The first wave of digital qualitative started the process of breaking down the walls between quantitative and qualitative. It offered participants new ways to engage (online, mobile, communities, webcam interviews) in an anytime, anywhere approach. It made global qualitative more feasible and provided a sense of flexibility unheard of previously. However the new tools did not bring forth new thinking.
It was common for researchers simply to take their research designs from face to face and adapt them to online. This allowed them to retain their project scope, size, goals and budget. It may have eased the transition, but it failed to take full advantage of the digital transition.

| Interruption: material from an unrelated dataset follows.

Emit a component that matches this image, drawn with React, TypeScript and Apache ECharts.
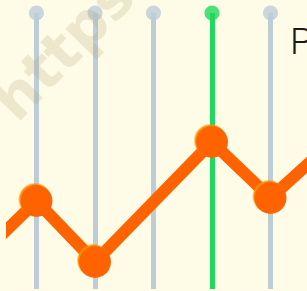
import React, { useEffect, useRef } from "react";
import * as echarts from "echarts";

// Line series data: [x position, value]
const lineX = [0, 1, 2, 4, 5, 6];
const lineValues = [33, 90, 29, 149, 93, 146];

// Vertical stems
const stemX = [1, 2, 3, 4, 5];
const stemColors = ["#bccdd8", "#bccdd8", "#bccdd8", "#1fd95e", "#bccdd8"];
const stemTop = 278;
const stemBottom = 2;

const titleText = "P";
const watermarkText = "https://echarts.apache.org";

export default function App() {
  const ref = useRef<HTMLDivElement>(null);
  useEffect(() => {
    document.body.style.margin = "0";
    const chart = echarts.init(ref.current!, undefined, { renderer: "svg" });
    const lineData = lineX.map((x, i) => [x, lineValues[i]]);
    chart.setOption({
      animation: false,
      backgroundColor: "#fefbe7",
      grid: { left: 12.5, right: 0, top: 0, bottom: 0 },
      xAxis: { type: "value", min: 0.59, max: 5.624, show: false },
      yAxis: { type: "value", min: 0, max: 291, show: false },
      graphic: [
        {
          type: "text",
          x: 290,
          y: 23,
          z: 10,
          style: {
            text: titleText,
            fill: "#1a1a1a",
            font: "300 37px Roboto",
          },
        },
        {
          type: "text",
          x: 3,
          y: 110,
          rotation: 0.8,
          z: 100,
          style: {
            text: watermarkText,
            fill: "rgba(170,155,110,0.2)",
            font: "bold 58px 'DejaVu Sans'",
            verticalAlign: "middle",
          },
        },
      ],
      series: [
        {
          type: "scatter",
          z: 1,
          symbolSize: 15,
          data: stemX.map((x, i) => ({
            value: [x, stemTop],
            itemStyle: { color: stemColors[i] },
          })),
          markLine: {
            silent: true,
            symbol: "none",
            label: { show: false },
            data: stemX.map((x, i) => [
              { coord: [x, stemTop], lineStyle: { color: stemColors[i], width: 5, type: "solid" } },
              { coord: [x, stemBottom] },
            ]),
          },
        },
        {
          type: "line",
          z: 5,
          data: lineData,
          symbol: "circle",
          symbolSize: 32,
          lineStyle: { color: "#ff6300", width: 12 },
          itemStyle: {
            color: "#ff6300",
            shadowColor: "#ff9000",
            shadowOffsetX: -1.5,
            shadowOffsetY: -1.5,
            shadowBlur: 0,
          },
        },
      ],
    });
    return () => chart.dispose();
  }, []);
  return <div ref={ref} style={{ width: 307, height: 291 }} />;
}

Flash forward a few years and we have the second generation of digital qualitative, which takes advantage of the pathways that online quantitative research has been using for some time. The table below highlights how the second generation of tools is striving for a greater sense of integration with other tools.
This shift in focus for qualitative research comes at a perfect time for those focused on quantitative research. Surveys, by design, are focused tools that can be leveraged to provide insight into the broader market. This focus, however, creates a vacuum or a missing piece to fill. That missing piece is the depth and color that qualitative research thrives on. Second generation qualitative tools, via the integration pathway, can be leveraged to link the two methods together. The graphic below shows how qualitative can fit easily into an existing quantitative design.
The link used to route a sub-sample of respondents was embedded into the survey. It allowed the client to identify hotspots in the survey and take a deeper dive into the respondent’s motivations and thought process.
For too long the two worlds of market research have existed separately, or at best in an uneasy truce. New methods, such as those proposed by 20|20 Research, allow researchers to incorporate both methods into an existing research design. This brings additional power into the equation and can yield exponentially more value for the client, be they external or internal.